Oops. The links I planned to use for imagery are not displaying as expected. So google them for yourself: Disney’s Ariel, Jasmine, and Belle, illustrating that the ideal beautiful girl has wide-set eyes, a vaguely defined nose, and a pointy chin to complete an egg-shaped face.

(Posted on FB June 23, 2014)

Lobby of a cheap hotel, 1930s

At one o’clock in the morning, Carl, the night porter, turned down the last of three table lamps in the main lobby of the Windermere Hotel. The blue carpet darkened a shade or two and the walls drew back into remoteness. The chairs filled with shadowy loungers. In the corners were memories like cobwebs.

– Raymond Chandler, opening of the short story “I’ll Be Waiting”

How light retreats from a room – an interesting challenge for a writer. Notice in the last two sentences that the literal and imagined weirdly switch places. The loungers aren’t shadowy, they ARE shadows. There are memories in the corners like cobwebs, but probably some real cobwebs too.

(Posted on FB June 21, 2014)

More to “corn” than meets the ear

In a 1993 episode of Seinfeld, Kramer gets a massage and reports:

I am looser than creamed corn.

The line gets a laugh, but it’s not obvious why. Corn is neither loose nor tight.

Maybe it was the timing. Or maybe “creamed corn” is one of those sayings that is irresistibly funny because it’s so unexpected (“Wanna buy a duck?”).

Or maybe a mental picture of creamed corn – its color, consistency — is linked in the popular imagination to another topic that always draws guffaws. Diarrhea, the standup comedian’s unfailing friend.

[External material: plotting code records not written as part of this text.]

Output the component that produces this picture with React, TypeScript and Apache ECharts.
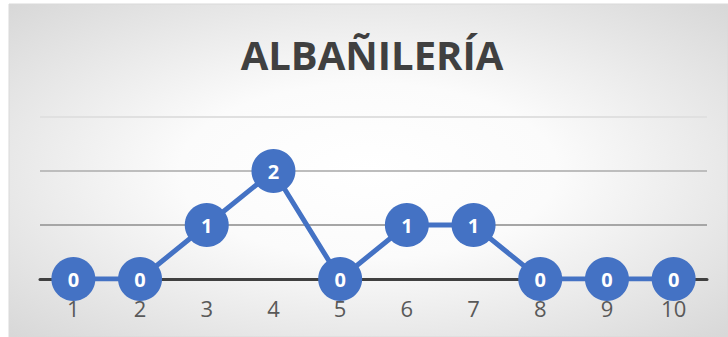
import React, { useEffect, useRef } from "react";
import * as echarts from "echarts";

const categories = ["1", "2", "3", "4", "5", "6", "7", "8", "9", "10"];
const values = [0, 0, 1, 2, 0, 1, 1, 0, 0, 0];
const titleText = "ALBAÑILERÍA";

export default function App() {
  const ref = useRef<HTMLDivElement>(null);
  useEffect(() => {
    if (!ref.current) return;
    const chart = echarts.init(ref.current, null, { renderer: "svg" });
    chart.setOption({
      animation: false,
      graphic: [
        {
          type: "rect",
          z: -10,
          silent: true,
          shape: { x: 9, y: 4, width: 719, height: 333 },
          style: {
            fill: new echarts.graphic.RadialGradient(0.5, 0.5, 1.05, [
              { offset: 0, color: "#ffffff" },
              { offset: 0.25, color: "#fbfbfb" },
              { offset: 1, color: "#bcbcbc" },
            ]),
            stroke: "#d9d9d9",
            lineWidth: 1,
          },
        },
      ],
      title: {
        text: titleText,
        left: 367,
        textAlign: "center",
        top: 29,
        textStyle: {
          fontFamily: "Open Sans",
          fontSize: 40,
          fontWeight: "bold",
          color: "#404040",
        },
      },
      grid: { left: 40, right: 21, top: 117, bottom: 58, containLabel: false },
      xAxis: {
        type: "category",
        data: categories,
        boundaryGap: true,
        axisLine: { show: true, lineStyle: { color: "#404040", width: 3 } },
        axisTick: { show: false },
        axisLabel: {
          margin: 18,
          fontFamily: "Open Sans",
          fontSize: 22,
          color: "#595959",
        },
        splitLine: { show: false },
        z: 1,
      },
      yAxis: {
        type: "value",
        min: 0,
        max: 3,
        interval: 1,
        axisLine: { show: false },
        axisTick: { show: false },
        axisLabel: { show: false },
        splitLine: {
          show: true,
          lineStyle: {
            color: ["#404040", "#a6a6a6", "#bdbdbd", "#e0e0e0"],
            width: 2,
          },
        },
      },
      series: [
        {
          type: "line",
          data: values,
          symbol: "circle",
          symbolSize: 44,
          lineStyle: { color: "#4472C4", width: 5 },
          itemStyle: { color: "#4472C4" },
          z: 5,
          label: {
            show: true,
            position: "inside",
            color: "#ffffff",
            fontFamily: "Open Sans",
            fontWeight: "bold",
            fontSize: 20,
          },
        },
      ],
    });
    return () => chart.dispose();
  }, []);
  return (
    <div
      ref={ref}
      style={{ position: "absolute", left: 0, top: 0, width: 728, height: 337 }}
    />
  );
}
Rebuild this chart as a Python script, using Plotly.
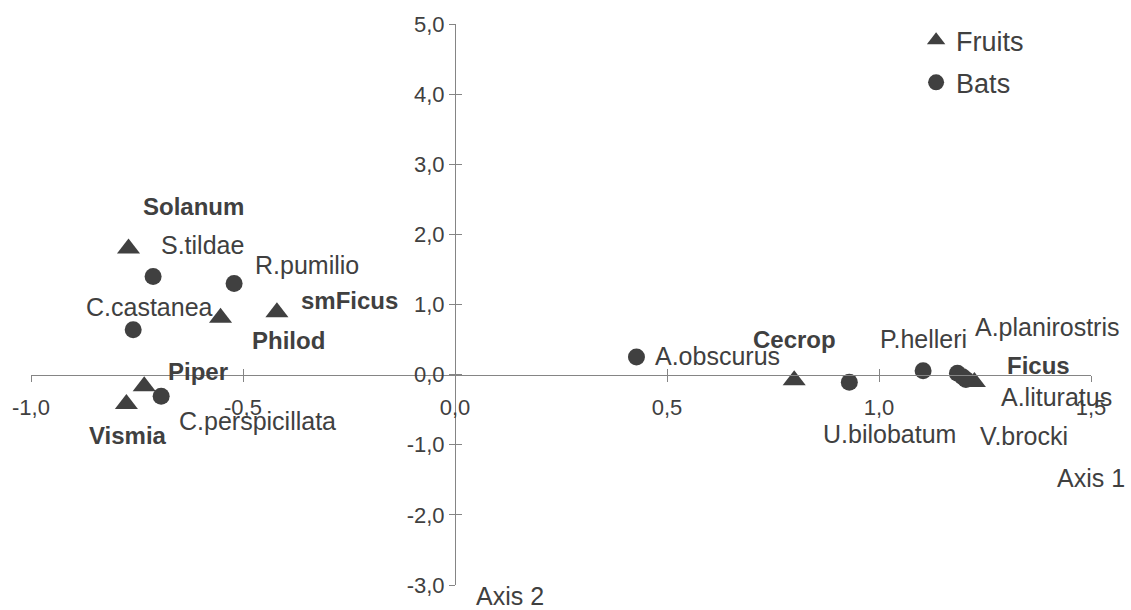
import plotly.graph_objects as go

# ---------------- data ----------------
fruit_names = ["Solanum", "smFicus", "Philod", "Piper", "Vismia", "Cecrop", "Ficus"]
fruit_x = [-0.77, -0.42, -0.553, -0.733, -0.775, 0.80, 1.225]
fruit_y = [1.80, 0.89, 0.81, -0.165, -0.42, -0.08, -0.105]

bat_names = ["S.tildae", "R.pumilio", "C.castanea", "C.perspicillata", "A.obscurus",
             "U.bilobatum", "P.helleri", "A.planirostris", "A.lituratus", "V.brocki"]
bat_x = [-0.712, -0.521, -0.759, -0.693, 0.428, 0.93, 1.104, 1.185, 1.205, 1.197]
bat_y = [1.40, 1.30, 0.64, -0.31, 0.25, -0.11, 0.056, 0.02, -0.07, -0.03]

x_ticks = [-1.0, -0.5, 0.0, 0.5, 1.0, 1.5]
y_ticks = [-3.0, -2.0, -1.0, 0.0, 1.0, 2.0, 3.0, 4.0, 5.0]
x_ticktext = [f"{v:.1f}".replace(".", ",") for v in x_ticks]
y_ticktext = [f"{v:.1f}".replace(".", ",") for v in y_ticks]

# ---------------- styles ----------------
INK = "#404040"
AXIS = "#858585"
FONT = "Liberation Sans, Arial, sans-serif"

# label placement: (xanchor, xshift px, yshift px)
fruit_lbl = {
    "Solanum": ("center", 65, 42),
    "smFicus": ("left", 22, 12),
    "Philod": ("center", 68, -23),
    "Piper": ("left", 22, 15),
    "Vismia": ("center", 2, -31),
    "Cecrop": ("center", 0, 41),
    "Ficus": ("left", 31, 16),
}
bat_lbl = {
    "S.tildae": ("left", 6, 31),
    "R.pumilio": ("left", 19, 18),
    "C.castanea": ("center", 16, 23),
    "C.perspicillata": ("left", 16, -25),
    "A.obscurus": ("left", 17, 1),
    "U.bilobatum": ("center", 40, -52),
    "P.helleri": ("center", 0, 32),
    "A.planirostris": ("left", 16, 46),
    "A.lituratus": ("left", 33, -17),
    "V.brocki": ("left", 15, -59),
}

fig = go.Figure()
fig.add_trace(go.Scatter(
    x=fruit_x, y=fruit_y, mode="markers", name="Fruits",
    marker=dict(symbol="triangle-up", size=20, color=INK),
    legendgroup="f", cliponaxis=False))
fig.add_trace(go.Scatter(
    x=bat_x, y=bat_y, mode="markers", name="Bats",
    marker=dict(symbol="circle", size=17, color=INK),
    legendgroup="b", cliponaxis=False))
# invisible trace to activate the overlay axes (cross ticks)
fig.add_trace(go.Scatter(x=[None], y=[None], xaxis="x2", yaxis="y2",
                         showlegend=False, hoverinfo="skip"))

annotations = []
for n, x, y in zip(fruit_names, fruit_x, fruit_y):
    xa, xs, ys = fruit_lbl[n]
    annotations.append(dict(x=x, y=y, xref="x", yref="y", text=n, showarrow=False,
                            xanchor=xa, yanchor="middle", xshift=xs, yshift=ys,
                            font=dict(family=FONT, size=24, color=INK, weight="bold")))
for n, x, y in zip(bat_names, bat_x, bat_y):
    xa, xs, ys = bat_lbl[n]
    annotations.append(dict(x=x, y=y, xref="x", yref="y", text=n, showarrow=False,
                            xanchor=xa, yanchor="middle", xshift=xs, yshift=ys,
                            font=dict(family=FONT, size=25, color=INK)))
annotations.append(dict(x=1.5, y=-1.48, xref="x", yref="y", text="Axis 1", showarrow=False,
                        xanchor="center", yanchor="middle",
                        font=dict(family=FONT, size=25, color=INK)))
annotations.append(dict(x=0.045, y=-0.02, xref="x", yref="paper", text="Axis 2", showarrow=False,
                        xanchor="left", yanchor="middle",
                        font=dict(family=FONT, size=25, color=INK)))

xr = [-1.0, 1.5]
yr = [-3.0, 5.0]
xpos = (0 - yr[0]) / (yr[1] - yr[0])
ypos = (0 - xr[0]) / (xr[1] - xr[0])

common_x = dict(range=xr, tickvals=x_ticks, showgrid=False, zeroline=False,
                ticklen=6, tickwidth=1, tickcolor=AXIS)
common_y = dict(range=yr, tickvals=y_ticks, showgrid=False, zeroline=False,
                ticklen=6, tickwidth=1, tickcolor=AXIS)

fig.update_layout(
    width=1131, height=610,
    margin=dict(l=30, r=40, t=17, b=25),
    paper_bgcolor="white", plot_bgcolor="white",
    font=dict(family=FONT, color=INK),
    showlegend=True,
    legend=dict(x=0.835, y=1.014, xanchor="left", yanchor="top",
                font=dict(family=FONT, size=27, color=INK),
                traceorder="grouped", tracegroupgap=4,
                bgcolor="rgba(0,0,0,0)"),
    xaxis=dict(**common_x, anchor="free", position=xpos, showline=True,
               linecolor=AXIS, linewidth=1, ticks="outside",
               ticktext=x_ticktext, ticklabelstandoff=7,
               tickfont=dict(family=FONT, size=22, color=INK)),
    yaxis=dict(**common_y, anchor="free", position=ypos, showline=True,
               linecolor=AXIS, linewidth=1, ticks="outside",
               ticktext=y_ticktext,
               tickfont=dict(family=FONT, size=22, color=INK)),
    xaxis2=dict(**common_x, overlaying="x", matches="x", anchor="free", position=xpos,
                showline=False, ticks="inside", showticklabels=False),
    yaxis2=dict(**common_y, overlaying="y", matches="y", anchor="free", position=ypos,
                showline=False, ticks="inside", showticklabels=False),
    annotations=annotations,
)

fig.write_html("out.html",
               config={"displayModeBar": False},
               post_script="document.body.style.margin='0px';"
                           "document.body.style.overflow='hidden';")
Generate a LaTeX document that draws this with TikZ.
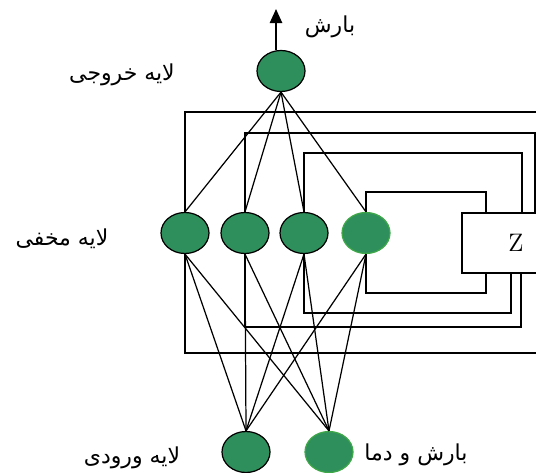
\documentclass[tikz,border=0pt]{standalone}
\usepackage{fontspec}
\newfontfamily\farsi[Script=Arabic]{DejaVu Sans}
\TeXXeTstate=1
\usetikzlibrary{shapes.geometric,arrows.meta}
\definecolor{neurongreen}{RGB}{47,143,92}
\definecolor{rimgreen}{RGB}{62,168,72}
\newcommand{\fa}[1]{{\farsi\beginR #1\endR}}

\begin{document}
\begin{tikzpicture}[
        x=0.02cm, y=-0.02cm,
        line width=0.7pt,
        neuron/.style={
            ellipse,
            draw,
            fill=neurongreen,
            minimum width=0.96cm,
            minimum height=0.82cm,
            inner sep=0pt
        },
        greenrim/.style={
            draw=rimgreen
        },
        delaybox/.style={
            rectangle,
            draw,
            minimum width=2.16cm,
            minimum height=1.2cm,
            font=\Large
        },
        layerlabel/.style={
            font=\fontsize{12.5}{15}\selectfont,
            inner sep=1pt
        },
        arrow/.style={
            -{Triangle[width=7pt,length=8pt]},
            line width=1pt
        }
    ]

        \useasboundingbox (0,0) rectangle (536,472);
        \clip (0,0) rectangle (536,472);

        % neurons
        \node[neuron] (out) at (281,71) {};
        \node[neuron] (h1) at (185,233) {};
        \node[neuron] (h2) at (245,233) {};
        \node[neuron] (h3) at (304,233) {};
        \node[neuron, greenrim] (h4) at (366,233) {};
        \node[neuron] (i1) at (246,452) {};
        \node[neuron, greenrim] (i2) at (329,452) {};
        \node[delaybox] (z) at (516,243) {Z};

        % labels
        \node[layerlabel] (lblrain) at (330,27) {\fa{بارش}};
        \node[layerlabel] (lblout) at (122,75) {\fa{لایه خروجی}};
        \node[layerlabel] (lblhid) at (62,239) {\fa{لایه مخفی}};
        \node[layerlabel] (lblin) at (132,458) {\fa{لایه ورودی}};
        \node[layerlabel] (lblvars) at (416,455) {\fa{بارش و دما}};

        % output arrow
        \coordinate (rain) at (276,9);
        \draw[arrow] (out.north -| rain) -- (rain);

        % recurrent loops through Z
        \foreach \h/\ty/\tx/\by/\bx in {h4/192/486/293/486, h3/153/522/313/511, h2/133/535/327/521, h1/112/552/353/552} {
            \draw (\h.north) |- (\tx,\ty) -- (z.north -| \tx,0);
            \draw (\h.south) |- (\bx,\by) -- (z.south -| \bx,0);
        }

        % feed-forward connections
        \foreach \h in {h1,h2,h3,h4} {
            \draw (out.south) -- (\h.north);
            \draw (\h.south) -- (i1.north);
            \draw (\h.south) -- (i2.north);
        }

    \end{tikzpicture}
\end{document}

“Looser than creamed corn” might thus be described as a metaphor by subliminal association – or a back-door metaphor.

(Posted on FB June 16, 2014)

Hey, Mr. Tambourine Man

Once I stopped fulminating over how silly it was to ask a tambourine man to play a song, I began to reconsider the song’s “smoke rings of my mind” image. Today it looks like the best of all those “of my mind” metaphors. After all, thoughts are insubstantial like smoke. They spread, ramify, and fade. The smoke implies a smoker who, in the song, is both a thinker and an observer of himself thinking. And what he thinks about smoke rings is — they are a portal that can “take me disappearing.” Poof!

Most “of my mind” metaphors in pop lyrics fall into three categories.

  1. The mind is a house decorated with pictures (memories): Vernon Oxford, Dolly Parton, Vanilla Ninja, Jennings and Keller.
  2. The mind is a refuge where the hidden self resides: Paul Simon, Beth Hart.
  3. The mind is an unknown territory where fearful possibilities lurk: Dylan (1987), Wallflowers, Anouk.

Notable exception: In “Windmills of Your Mind,” the most meta of meta-metaphorical songs, the mind is a vortex of vortices.